Bulgaria, the European Union’s poorest member, was thrown into turmoil in February by anti-austerity protests that echoed unrest across Europe. The next Cabinet needs to boost growth and continue budget cuts after unemployment rose to an eight-year high and violent rallies against poverty, graft and high utility bills led to the last government’s collapse.
“The elected parties will produce a very unstable Parliament and government,” Kolyo Kolev, head of the Mediana research institute in Sofia, said by phone. “These elections will be dirty, full of fear, pressured voting and vote buying.”
Former Prime Minister Boyko Borissov’s Gerb party, which lost control of the government on Feb. 20 amid the street protests, garnered 24 percent in an April 23-May 1 survey of 993 people by Gallup BBSS. The Socialists had the backing of 23.6 percent, according to the survey, which has a margin of error of 3 percent, implying a virtual tie.
Gerb, which stands for Citizens for the European Development of Bulgaria, would probably win about 100 seats in the 240-seat assembly, while the Socialists will take about 80 seats, Otilia Simkova, an analyst in Eurasia Group in London, said in a report, based on the recent polling.
Gerb’s most likely coalition partner would be the Bulgaria for Citizens Movement of former EU Commissioner Meglena Kouneva, should it win the required 4 percent to enter Parliament, according to Simkova.
The Socialists, who have said former Finance Minister Plamen Oresharski would lead the government if they prevail, would probably forge a coalition with the ethnic Turk Movement for Rights and Freedoms and Kouneva’s party, Simkova said. The Movement representing ethnic Turks, would take 7.1 percent, while Citizens for Bulgaria would get 4 percent, according to Gallup.
“The coalition government that succeeds” the interim Cabinet “after the election, whatever its political makeup, is likely to preside over a change of policy emphasis, if not a complete overhaul,” the Economist Intelligence Unit said in a report on May 9. “It will probably give greater emphasis to tackling unemployment and promoting economic growth, without jeopardizing the country’s prized fiscal stability.”
The yield on Eurobonds maturing in July 2017 rose 4 basis points, or 0.04 percentage point, to 1.6752 percent at 5:17 p.m. on May 10.
The cost of insuring the country’s debt with credit-default swaps rose 1 percent to 93.99, after falling 8 percent on May 8, the lowest intraday level since Jan. 8, according to data compiled by Bloomberg. The Sofix stock index fell 0.24 percent on May 10 to close at 408.55, the biggest intraday decline since April 17, according to data compiled by Bloomberg.
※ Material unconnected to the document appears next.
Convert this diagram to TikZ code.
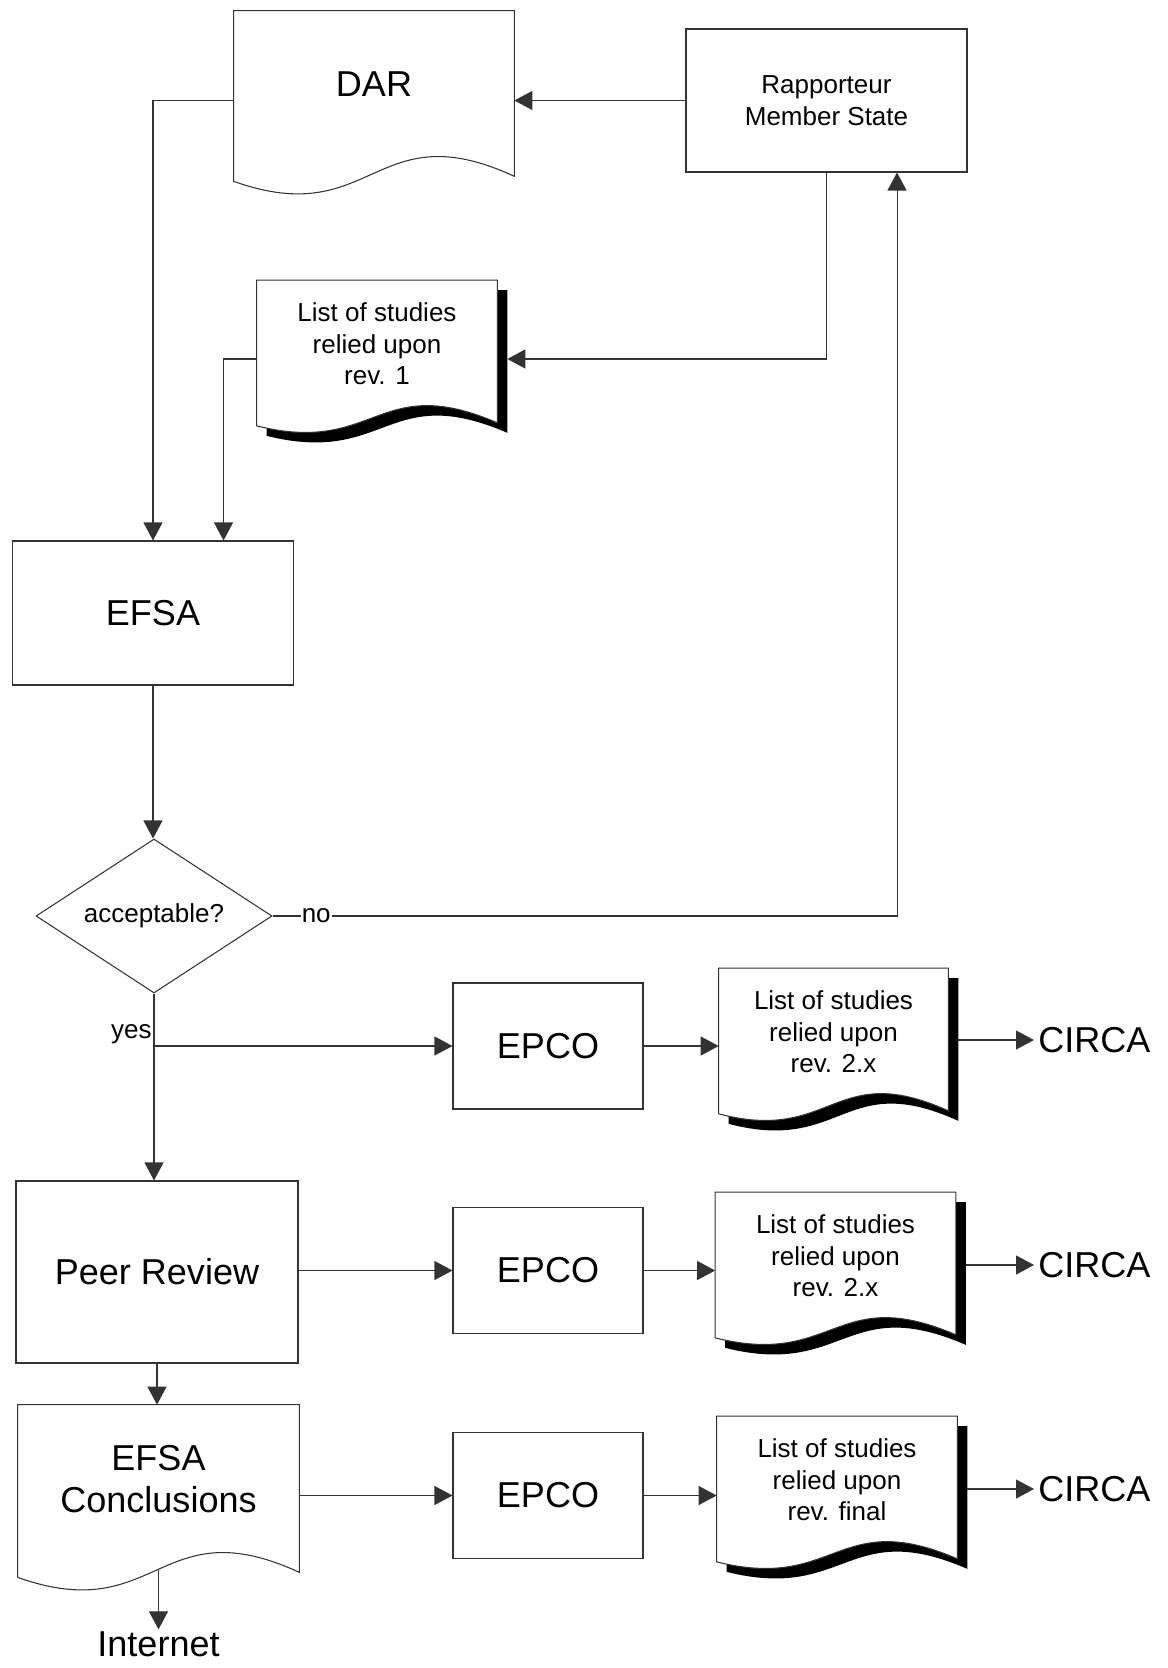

Borissov, a former bodyguard of Bulgaria’s last communist dictator Todor Zhivkov and later of the former king and ex-Prime Minister Simeon Saxe-Coburg-Gotha, took 39.7 percent when he won elections in 2009.
Borissov’s support eroded as he was unable to turn around the living standards for Bulgarians, who have lived under strict fiscal and financial rules since 1997, when a crisis closed one-third of the country’s banks.
Gerb has focused its campaign on keeping the flat 10 percent tax rate on personal and corporate income and freeing the energy market to reduce utility prices.
The Socialists want to scrap the flat tax and resume the construction of a 10 billion-euro ($13.1 billion) nuclear power plant at Belene by Russia’s Rosatom Corp., which Borissov’s administration canceled because of a lack of funds and investors.
Borissov was named in a two-week-old wire-tapping scandal involving tapes leaked to most Bulgarian media, including the Capital and Presa newspapers.
The tapes were allegedly of a conversation between Borissov, Sofia City Prosecutor Nikolai Kokinov and former Agriculture Minister Miroslav Naidenov on interference with an abuse-of-power probe against Naidenov. Kokinov resigned on April 27, a day after tape transcripts were published.
While none of the three have denied the authenticity of the tapes, Borissov questioned the source, saying it was unlikely a police officer, as reported by media, but rather a member of the Socialist Party.
Public outrage over the state of the economy and spending cuts spilled over into energy policy initiating prosecutor’s investigations of CEZ AS, the biggest Czech utility, Austria’s EVN AG (EVN) and Prague-based Energy-Pro, which control Bulgaria’s
Bulgaria’s energy regulator moved to cancel CEZ’s power distribution license on Feb. 20, gave CEZ the option to fix the suspected 21 violations and will rule on the license in June after additional checks.
“The new government is unlikely to pursue nationalization, as demanded by some protesters, but will focus on increasing competition and improving the business environment to attract investors,” the EIU said.